Exactly reproduce the lines that run from the one containing "Rebuild this chart" through the one containing "const yMaxR = 1.094;", ends included, with no pictures.
== Provided data ==
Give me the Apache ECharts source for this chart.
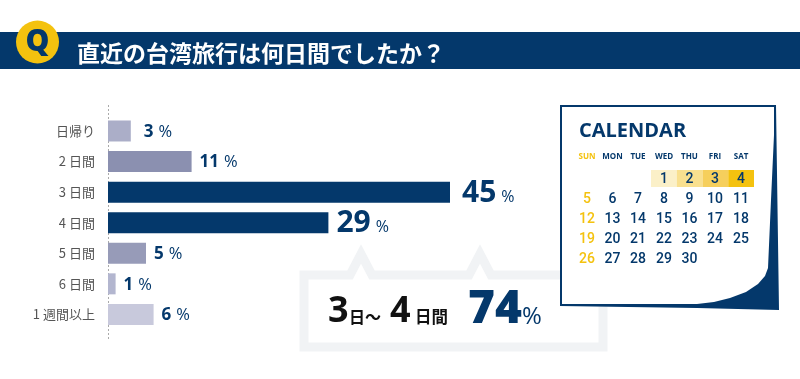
<!DOCTYPE html>
<html>
<head>
<meta charset="utf-8">
<style>
  html, body { margin: 0; padding: 0; background: #fff; }
  #chart { width: 800px; height: 379px; }
</style>
</head>
<body>
<div id="chart"></div>
<script src="https://cdn.jsdelivr.net/npm/echarts@6/dist/echarts.min.js"></script>
<script>
const titleText = '直近の台湾旅行は何日間でしたか？';
const categories = ['日帰り', '2 日間', '3 日間', '4 日間', '5 日間', '6 日間', '1 週間以上'];
const values = [3, 11, 45, 29, 5, 1, 6];
const barColors = ['#abaec8', '#8b90b0', '#04386b', '#04386b', '#979bb8', '#b3b6cf', '#c8c9dc'];

const weekDays = ['SUN', 'MON', 'TUE', 'WED', 'THU', 'FRI', 'SAT'];
const calendarRows = [
  ['', '', '', '1', '2', '3', '4'],
  ['5', '6', '7', '8', '9', '10', '11'],
  ['12', '13', '14', '15', '16', '17', '18'],
  ['19', '20', '21', '22', '23', '24', '25'],
  ['26', '27', '28', '29', '30', '', '']
];
const highlightColors = ['#fbf0c8', '#f9e08f', '#f6cf5c', '#f4c20f'];

const NAVY = '#04386b';
const YELLOW = '#f4c20f';
const JP = '"Noto Sans CJK JP", sans-serif';
const LATIN = '"Open Sans", sans-serif';

const colX = [587, 612.5, 638, 664, 689.5, 715, 741];
const rowY = [179, 199.5, 219, 239, 259];

const graphics = [
  // タイトル帯
  { type: 'rect', shape: { x: 0, y: 32, width: 800, height: 37 }, style: { fill: NAVY } },
  { type: 'circle', shape: { cx: 37.5, cy: 42, r: 21.5 }, style: { fill: YELLOW } },
  { type: 'text', style: { x: 37.5, y: 42, text: 'Q', fill: NAVY, font: '800 30px ' + LATIN, align: 'center', verticalAlign: 'middle' } },
  { type: 'text', style: { x: 77, y: 53, text: titleText, fill: '#fff', font: '700 23px ' + JP, verticalAlign: 'middle' } },
  // 軸の点線
  { type: 'line', shape: { x1: 108.5, y1: 105, x2: 108.5, y2: 341 }, style: { stroke: '#aaaaaa', lineWidth: 1, lineDash: [2, 2] } },
  // 吹き出し
  {
    type: 'polygon',
    shape: { points: [[304, 275], [350, 275], [361, 254], [372, 275], [469, 275], [480, 254], [491, 275], [603, 275], [603, 347], [304, 347]] },
    style: { fill: '#fff', stroke: '#f1f3f5', lineWidth: 9, lineJoin: 'miter' }
  },
  { type: 'text', style: { x: 328, y: 312, text: '3', fill: '#111', font: '700 36px ' + LATIN, verticalAlign: 'middle' } },
  { type: 'text', style: { x: 349, y: 317, text: '日～', fill: '#111', font: '700 16px ' + JP, verticalAlign: 'middle' } },
  { type: 'text', style: { x: 390, y: 312, text: '4', fill: '#111', font: '700 36px ' + LATIN, verticalAlign: 'middle' } },
  { type: 'text', style: { x: 415, y: 317, text: '日間', fill: '#111', font: '700 16.5px ' + JP, verticalAlign: 'middle' } },
  { type: 'text', style: { x: 468, y: 310, text: '74', fill: NAVY, font: '800 46px ' + LATIN, verticalAlign: 'middle' } },
  { type: 'text', style: { x: 522, y: 317, text: '%', fill: NAVY, font: '400 24px ' + LATIN, verticalAlign: 'middle' } },
  // カレンダー
  {
    type: 'polygon',
    shape: { points: [[560, 105], [776, 105], [779, 310], [697, 308], [560, 306]] },
    style: { fill: NAVY }
  },
  {
    type: 'polygon',
    shape: { points: [[562, 107], [774, 107], [774, 135], [771, 200], [768, 268], [765, 276], [758, 284], [746, 292], [730, 298], [714, 302], [697, 304], [562, 304]] },
    style: { fill: '#fff' }
  },
  { type: 'text', style: { x: 579, y: 131, text: 'CALENDAR', fill: NAVY, font: '700 20px ' + LATIN, verticalAlign: 'middle' } }
];

highlightColors.forEach((c, i) => {
  graphics.push({ type: 'rect', shape: { x: 651 + i * 25.75, y: 170, width: 25.75, height: 17 }, style: { fill: c } });
});
weekDays.forEach((d, i) => {
  graphics.push({
    type: 'text',
    style: { x: colX[i], y: 157, text: d, fill: i === 0 ? YELLOW : NAVY, font: '700 8px ' + LATIN, align: 'center', verticalAlign: 'middle' }
  });
});
calendarRows.forEach((row, r) => {
  row.forEach((d, i) => {
    if (!d) return;
    graphics.push({
      type: 'text',
      style: { x: colX[i], y: rowY[r], text: d, fill: i === 0 ? YELLOW : NAVY, font: '500 14px Roboto, sans-serif', align: 'center', verticalAlign: 'middle' }
    });
  });
});

const chart = echarts.init(document.getElementById('chart'));
chart.setOption({
  animation: false,
  backgroundColor: '#fff',
  grid: { left: 108, top: 115.7, width: 380, height: 214 },
  xAxis: { type: 'value', min: 0, max: 50, show: false },
  yAxis: {
    type: 'category',
    inverse: true,
    data: categories,
    axisLine: { show: false },
    axisTick: { show: false },
    axisLabel: { color: '#555', fontSize: 13, fontFamily: JP, margin: 13, padding: [2, 0, 0, 0] }
  },
  graphic: graphics,
  series: [{
    type: 'bar',
    barWidth: 21,
    z: 3,
    data: values.map((v, i) => ({
      value: v,
      itemStyle: { color: barColors[i] },
      label: { distance: v === 3 ? 13 : v === 45 ? 12 : 8 }
    })),
    label: {
      show: true,
      position: 'right',
      offset: [0, 1],
      formatter: p => p.value >= 29 ? `{big|${p.value}}{bigPct|%}` : `{small|${p.value}}{smallPct|%}`,
      rich: {
        big: { fontSize: 30, fontWeight: 700, color: NAVY, fontFamily: LATIN },
        bigPct: { fontSize: 16, color: NAVY, fontFamily: LATIN, padding: [8, 0, 0, 5] },
        small: { fontSize: 17, fontWeight: 700, color: NAVY, fontFamily: LATIN },
        smallPct: { fontSize: 16.5, color: NAVY, fontFamily: LATIN, padding: [0, 0, 0, 5] }
      }
    }
  }]
});
</script>
</body>
</html>
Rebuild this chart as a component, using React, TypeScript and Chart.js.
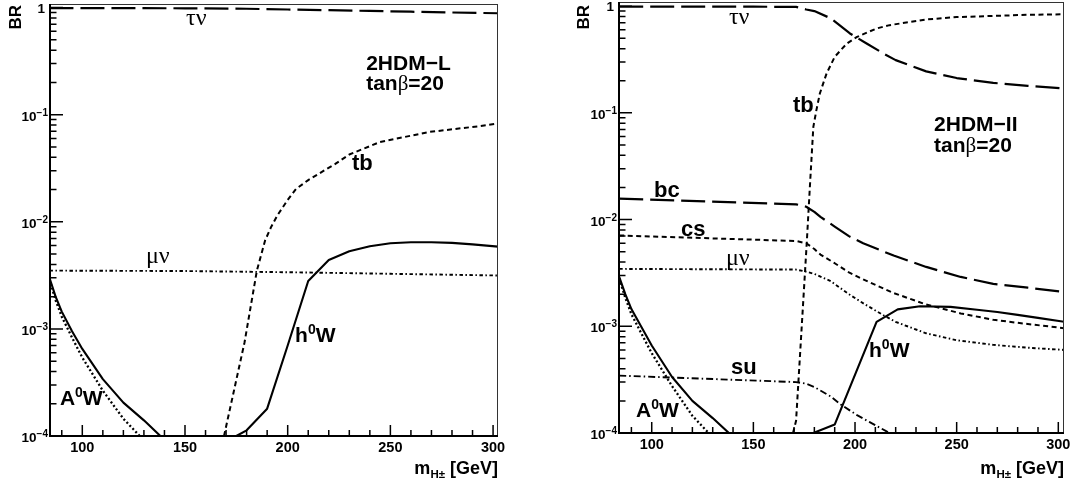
import React, { useEffect, useRef } from "react";
import { Chart, registerables } from "chart.js";

Chart.register(...registerables);

const SANS = '"Liberation Sans", Arimo, Arial, Helvetica, sans-serif';
const SERIF = '"Liberation Serif", "DejaVu Serif", serif';

// ================= Left panel: 2HDM-L, tanβ=20 =================
const xRangeL = [84.27, 302.4];
const yMaxL = 1.08;

const tauNuL_m = [84, 150, 180, 200, 220, 240, 260, 280, 303];
const tauNuL_br = [0.99, 0.985, 0.975, 0.96, 0.945, 0.93, 0.915, 0.9, 0.885];

const muNuL_m = [84, 150, 200, 250, 303];
const muNuL_br = [3.5e-3, 3.47e-3, 3.38e-3, 3.27e-3, 3.15e-3];

const tbL_m = [169, 179, 185, 189, 192, 195, 200, 204, 210, 218, 223, 230, 245, 269, 293, 303];
const tbL_br = [1e-4, 7.5e-4, 3.5e-3, 6.7e-3, 9.0e-3, 0.0115, 0.016, 0.0202, 0.0245, 0.0303, 0.0345, 0.0425, 0.0556, 0.069, 0.078, 0.083];

const h0WL_m = [175, 180, 190, 200, 210, 220, 230, 240, 250, 260, 270, 280, 290, 303];
const h0WL_br = [1e-4, 1.13e-4, 1.8e-4, 7e-4, 2.8e-3, 4.4e-3, 5.3e-3, 5.9e-3, 6.3e-3, 6.45e-3, 6.45e-3, 6.35e-3, 6.15e-3, 5.85e-3];

const A0WL_m = [84, 87, 90, 95, 100, 110, 120, 130, 140];
const A0WL_br = [3.0e-3, 2.0e-3, 1.45e-3, 9.5e-4, 6.5e-4, 3.4e-4, 2.05e-4, 1.4e-4, 9.2e-5];

const A0WdotL_m = [84, 87, 90, 95, 100, 110, 120, 130];
const A0WdotL_br = [2.9e-3, 1.85e-3, 1.3e-3, 8.3e-4, 5.4e-4, 2.65e-4, 1.45e-4, 9.1e-5];

// ================= Right panel: 2HDM-II, tanβ=20 =================
const xRangeR = [83.9, 302.8];
const yMaxR = 1.094;

const tauNuR_m = [84, 150, 171, 176, 180, 188, 197.5, 205.7, 214, 220, 235, 250, 268, 285, 303];
const tauNuR_br = [0.99, 0.988, 0.985, 0.93, 0.9, 0.77, 0.555, 0.447, 0.36, 0.312, 0.245, 0.212, 0.191, 0.179, 0.169];

const tbR_m = [169.5, 171, 176.2, 177.8, 179.5, 181, 182.7, 186, 190, 196, 201, 210.6, 217, 235, 250, 268, 285, 303];
const tbR_br = [1e-4, 1.3e-4, 5.8e-3, 0.0204, 0.074, 0.106, 0.152, 0.234, 0.335, 0.447, 0.515, 0.618, 0.664, 0.75, 0.79, 0.81, 0.83, 0.84];

const bcR_m = [84, 171, 176, 180, 183, 190, 197, 204, 219, 235, 252, 268, 285, 303];
const bcR_br = [0.0157, 0.0139, 0.0132, 0.0118, 0.0106, 8.6e-3, 7.0e-3, 6.0e-3, 4.6e-3, 3.6e-3, 2.9e-3, 2.5e-3, 2.3e-3, 2.1e-3];

const csR_m = [84, 171, 176, 180, 183, 190, 197, 204, 219, 235, 252, 268, 285, 303];
const csR_br = [7.1e-3, 6.3e-3, 6.0e-3, 5.3e-3, 4.7e-3, 3.9e-3, 3.2e-3, 2.75e-3, 2.05e-3, 1.6e-3, 1.32e-3, 1.15e-3, 1.05e-3, 9.6e-4];

const muNuR_m = [84, 171, 176, 180, 188, 197, 205, 214, 220, 235, 250, 268, 285, 303];
const muNuR_br = [3.45e-3, 3.4e-3, 3.25e-3, 3.1e-3, 2.65e-3, 2.0e-3, 1.6e-3, 1.27e-3, 1.1e-3, 8.6e-4, 7.4e-4, 6.7e-4, 6.3e-4, 6.0e-4];

const suR_m = [84, 171, 176, 180, 188, 193, 201, 207, 217, 230];
const suR_br = [3.45e-4, 3.0e-4, 2.9e-4, 2.7e-4, 2.2e-4, 1.85e-4, 1.47e-4, 1.27e-4, 1.0e-4, 7.5e-5];

const h0WR_m = [179.5, 190, 210.6, 221, 232, 247, 260, 270, 280, 290, 303];
const h0WR_br = [1e-4, 1.2e-4, 1.1e-3, 1.44e-3, 1.54e-3, 1.52e-3, 1.43e-3, 1.36e-3, 1.28e-3, 1.2e-3, 1.1e-3];

const A0WR_m = [84, 87, 90, 95, 100, 110, 120, 130, 140];
const A0WR_br = [2.9e-3, 2.0e-3, 1.45e-3, 9.8e-4, 6.6e-4, 3.35e-4, 2.0e-4, 1.38e-4, 9.2e-5];

const A0WdotR_m = [84, 87, 90, 95, 100, 110, 120, 130];
const A0WdotR_br = [2.8e-3, 1.85e-3, 1.3e-3, 8.5e-4, 5.6e-4, 2.75e-4, 1.45e-4, 9.1e-5];

// ================= Axis ticks =================
const xMajorTicks = [100, 150, 200, 250, 300];
const xMajorLabels = ["100", "150", "200", "250", "300"];
const xMinorTicks = [90, 110, 120, 130, 140, 160, 170, 180, 190, 210, 220, 230, 240, 260, 270, 280, 290];
const yMajorTicks = [1e-4, 1e-3, 1e-2, 1e-1, 1];
const yMajorExp = ["−4", "−3", "−2", "−1", ""];
const yMinorMult = [2, 3, 4, 5, 6, 7, 8, 9];
const yDecades = [1e-4, 1e-3, 1e-2, 1e-1];

// ================= Styles =================
const STY = {
  longDash: { w: 2.2, dash: [24, 7] },
  shortDash: { w: 2, dash: [5, 3.5] },
  dashDotSmall: { w: 1.9, dash: [3.5, 2.5, 1.5, 2.5] },
  dashDot: { w: 1.9, dash: [7, 3, 1.5, 3] },
  solid: { w: 2.1, dash: [] as number[] },
  dotted: { w: 2.3, dash: [2, 2.3] },
};

type Part = { t: string; size: number; bold?: boolean; serif?: boolean; dy?: number };
const B = (t: string, size = 22): Part => ({ t, size, bold: true });
const G = (t: string, size = 24): Part => ({ t, size, serif: true });
const SUP0 = (size = 14): Part => ({ t: "0", size, bold: true, dy: -8 });

const fontOf = (p: Part) => `${p.bold ? "bold " : ""}${p.size}px ${p.serif ? SERIF : SANS}`;

function drawParts(ctx: CanvasRenderingContext2D, parts: Part[], x: number, y: number, align: "left" | "right" | "center") {
  const widths = parts.map((p) => {
    ctx.font = fontOf(p);
    return ctx.measureText(p.t).width;
  });
  const total = widths.reduce((a, b) => a + b, 0);
  let cx = align === "left" ? x : align === "right" ? x - total : x - total / 2;
  ctx.textAlign = "left";
  ctx.textBaseline = "alphabetic";
  parts.forEach((p, i) => {
    ctx.font = fontOf(p);
    ctx.fillText(p.t, cx, y + (p.dy || 0));
    cx += widths[i];
  });
}

const pts = (xs: number[], ys: number[]) => xs.map((x, i) => ({ x, y: ys[i] }));

const panelL = {
  xRange: xRangeL,
  yMax: yMaxL,
  padding: { top: 4, right: 32, left: 0, bottom: 0 },
  yAxisW: 50,
  xAxisH: 51,
  brX: 16,
  xLabelBase: 452,
  series: [
    { x: tauNuL_m, y: tauNuL_br, s: STY.longDash },
    { x: muNuL_m, y: muNuL_br, s: STY.dashDotSmall },
    { x: tbL_m, y: tbL_br, s: STY.shortDash },
    { x: h0WL_m, y: h0WL_br, s: STY.solid },
    { x: A0WL_m, y: A0WL_br, s: STY.solid },
    { x: A0WdotL_m, y: A0WdotL_br, s: STY.dotted },
  ],
  labels: [
    { parts: [G("τν")], x: 150.5, y: 0.684 },
    { parts: [G("μν")], x: 131.0, y: 4.1e-3 },
    { parts: [B("tb")], x: 231.3, y: 0.0303 },
    { parts: [B("h", 21), SUP0(), B("W", 21)], x: 203.6, y: 7.55e-4 },
    { parts: [B("A", 21), SUP0(), B("W", 21)], x: 89.1, y: 1.94e-4 },
    { parts: [B("2HDM−L", 21)], x: 238.2, y: 0.26 },
    { parts: [B("tan", 21), G("β", 21), B("=20", 21)], x: 238.2, y: 0.169 },
  ],
};

const panelR = {
  xRange: xRangeR,
  yMax: yMaxR,
  padding: { top: 2, right: 9, left: 0, bottom: 0 },
  yAxisW: 89,
  xAxisH: 54,
  brX: 54,
  xLabelBase: 449,
  series: [
    { x: tauNuR_m, y: tauNuR_br, s: STY.longDash },
    { x: tbR_m, y: tbR_br, s: STY.shortDash },
    { x: bcR_m, y: bcR_br, s: STY.longDash },
    { x: csR_m, y: csR_br, s: STY.shortDash },
    { x: muNuR_m, y: muNuR_br, s: STY.dashDotSmall },
    { x: suR_m, y: suR_br, s: STY.dashDot },
    { x: h0WR_m, y: h0WR_br, s: STY.solid },
    { x: A0WR_m, y: A0WR_br, s: STY.solid },
    { x: A0WdotR_m, y: A0WdotR_br, s: STY.dotted },
  ],
  labels: [
    { parts: [G("τν")], x: 138.0, y: 0.678 },
    { parts: [B("tb")], x: 169.5, y: 0.1015 },
    { parts: [B("bc")], x: 101.1, y: 0.0162 },
    { parts: [B("cs")], x: 114.4, y: 6.99e-3 },
    { parts: [G("μν")], x: 136.5, y: 3.74e-3 },
    { parts: [B("su")], x: 139, y: 3.56e-4 },
    { parts: [B("A", 21), SUP0(), B("W", 21)], x: 92.3, y: 1.42e-4 },
    { parts: [B("h", 21), SUP0(), B("W", 21)], x: 206.9, y: 5.16e-4 },
    { parts: [B("2HDM−II", 21)], x: 238.9, y: 0.0674 },
    { parts: [B("tan", 21), G("β", 21), B("=20", 21)], x: 238.9, y: 0.0428 },
  ],
};

type PanelCfg = typeof panelL;

const decor = {
  id: "decor",
  afterDatasetsDraw(chart: any, _args: any, opts: any) {
    const cfg: PanelCfg = opts.cfg;
    const ctx: CanvasRenderingContext2D = chart.ctx;
    const a = chart.chartArea;
    const xs = chart.scales.x;
    const ys = chart.scales.y;
    ctx.save();
    ctx.fillStyle = "#000";
    ctx.strokeStyle = "#000";

    // frame
    ctx.lineWidth = 1;
    ctx.strokeStyle = "#333";
    ctx.strokeRect(a.left + 0.5, a.top + 0.5, a.right - a.left - 1, a.bottom - a.top - 1);
    ctx.strokeStyle = "#000";
    ctx.lineWidth = 2;
    ctx.beginPath();
    ctx.moveTo(a.left, a.top);
    ctx.lineTo(a.left, a.bottom);
    ctx.lineTo(a.right, a.bottom);
    ctx.stroke();

    // x ticks
    ctx.lineWidth = 1.5;
    ctx.beginPath();
    xMajorTicks.forEach((v) => {
      const px = xs.getPixelForValue(v);
      ctx.moveTo(px, a.bottom);
      ctx.lineTo(px, a.bottom - 11);
    });
    xMinorTicks.forEach((v) => {
      const px = xs.getPixelForValue(v);
      ctx.moveTo(px, a.bottom);
      ctx.lineTo(px, a.bottom - 6);
    });
    // y ticks
    yMajorTicks.forEach((v) => {
      const py = ys.getPixelForValue(v);
      ctx.moveTo(a.left, py);
      ctx.lineTo(a.left + 13, py);
    });
    yDecades.forEach((d) =>
      yMinorMult.forEach((m) => {
        const v = d * m;
        if (v > cfg.yMax) return;
        const py = ys.getPixelForValue(v);
        ctx.moveTo(a.left, py);
        ctx.lineTo(a.left + 6.5, py);
      })
    );
    ctx.stroke();

    // x tick labels
    xMajorTicks.forEach((v, i) => {
      drawParts(ctx, [B(xMajorLabels[i], 14.5)], xs.getPixelForValue(v), cfg.xLabelBase, "center");
    });
    // y tick labels
    yMajorTicks.forEach((v, i) => {
      const py = ys.getPixelForValue(v);
      if (yMajorExp[i] === "") {
        drawParts(ctx, [B("1", 13.5)], a.left - 5, py + 5, "right");
      } else {
        drawParts(
          ctx,
          [B("10", 13.5), { t: yMajorExp[i], size: 10, bold: true, dy: -5 }],
          a.left - 2,
          py + 6,
          "right"
        );
      }
    });

    // axis titles
    drawParts(ctx, [B("m", 18), { t: "H±", size: 11.5, bold: true, dy: 4 }, B(" [GeV]", 18)], a.right, 474, "right");
    ctx.save();
    ctx.translate(cfg.brX, 5);
    ctx.rotate(-Math.PI / 2);
    ctx.font = `bold 17px ${SANS}`;
    ctx.textAlign = "right";
    ctx.textBaseline = "middle";
    ctx.fillText("BR", 0, 0);
    ctx.restore();

    // curve annotations
    cfg.labels.forEach((l) => {
      drawParts(ctx, l.parts, xs.getPixelForValue(l.x), ys.getPixelForValue(l.y), "left");
    });
    ctx.restore();
  },
};

function makeConfig(cfg: PanelCfg): any {
  return {
    type: "line",
    data: {
      datasets: cfg.series.map((s) => ({
        data: pts(s.x, s.y),
        borderColor: "#000",
        backgroundColor: "#000",
        borderWidth: s.s.w,
        borderDash: s.s.dash,
        borderCapStyle: "butt",
        borderJoinStyle: "round",
        pointRadius: 0,
        fill: false,
        tension: 0,
      })),
    },
    options: {
      animation: false,
      responsive: false,
      devicePixelRatio: 1,
      layout: { padding: cfg.padding },
      plugins: {
        legend: { display: false },
        tooltip: { enabled: false },
        decor: { cfg },
      },
      scales: {
        x: {
          type: "linear",
          min: cfg.xRange[0],
          max: cfg.xRange[1],
          grid: { display: false },
          ticks: { display: false },
          border: { display: false },
          afterFit: (s: any) => {
            s.height = cfg.xAxisH;
          },
        },
        y: {
          type: "logarithmic",
          min: 1e-4,
          max: cfg.yMax,
          grid: { display: false },
          ticks: { display: false },
          border: { display: false },
          afterFit: (s: any) => {
            s.width = cfg.yAxisW;
          },
        },
      },
    },
    plugins: [decor],
  };
}

function Panel({ cfg, left, width }: { cfg: PanelCfg; left: number; width: number }) {
  const ref = useRef<HTMLCanvasElement>(null);
  useEffect(() => {
    const chart = new Chart(ref.current as HTMLCanvasElement, makeConfig(cfg));
    return () => chart.destroy();
  }, [cfg]);
  return (
    <canvas
      ref={ref}
      width={width}
      height={487}
      style={{ position: "absolute", left, top: 0, width, height: 487, display: "block" }}
    />
  );
}

export default function App() {
  return (
    <div style={{ position: "fixed", left: 0, top: 0, width: 1073, height: 487, background: "#fff", overflow: "hidden" }}>
      <Panel cfg={panelL} left={0} width={530} />
      <Panel cfg={panelR} left={530} width={543} />
    </div>
  );
}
===
*Task output*
Rebuild this chart as a component, using React, TypeScript and Chart.js.
import React, { useEffect, useRef } from "react";
import { Chart, registerables } from "chart.js";

Chart.register(...registerables);

const SANS = '"Liberation Sans", Arimo, Arial, Helvetica, sans-serif';
const SERIF = '"Liberation Serif", "DejaVu Serif", serif';

// ================= Left panel: 2HDM-L, tanβ=20 =================
const xRangeL = [84.27, 302.4];
const yMaxL = 1.08;

const tauNuL_m = [84, 150, 180, 200, 220, 240, 260, 280, 303];
const tauNuL_br = [0.99, 0.985, 0.975, 0.96, 0.945, 0.93, 0.915, 0.9, 0.885];

const muNuL_m = [84, 150, 200, 250, 303];
const muNuL_br = [3.5e-3, 3.47e-3, 3.38e-3, 3.27e-3, 3.15e-3];

const tbL_m = [169, 179, 185, 189, 192, 195, 200, 204, 210, 218, 223, 230, 245, 269, 293, 303];
const tbL_br = [1e-4, 7.5e-4, 3.5e-3, 6.7e-3, 9.0e-3, 0.0115, 0.016, 0.0202, 0.0245, 0.0303, 0.0345, 0.0425, 0.0556, 0.069, 0.078, 0.083];

const h0WL_m = [175, 180, 190, 200, 210, 220, 230, 240, 250, 260, 270, 280, 290, 303];
const h0WL_br = [1e-4, 1.13e-4, 1.8e-4, 7e-4, 2.8e-3, 4.4e-3, 5.3e-3, 5.9e-3, 6.3e-3, 6.45e-3, 6.45e-3, 6.35e-3, 6.15e-3, 5.85e-3];

const A0WL_m = [84, 87, 90, 95, 100, 110, 120, 130, 140];
const A0WL_br = [3.0e-3, 2.0e-3, 1.45e-3, 9.5e-4, 6.5e-4, 3.4e-4, 2.05e-4, 1.4e-4, 9.2e-5];

const A0WdotL_m = [84, 87, 90, 95, 100, 110, 120, 130];
const A0WdotL_br = [2.9e-3, 1.85e-3, 1.3e-3, 8.3e-4, 5.4e-4, 2.65e-4, 1.45e-4, 9.1e-5];

// ================= Right panel: 2HDM-II, tanβ=20 =================
const xRangeR = [83.9, 302.8];
const yMaxR = 1.094;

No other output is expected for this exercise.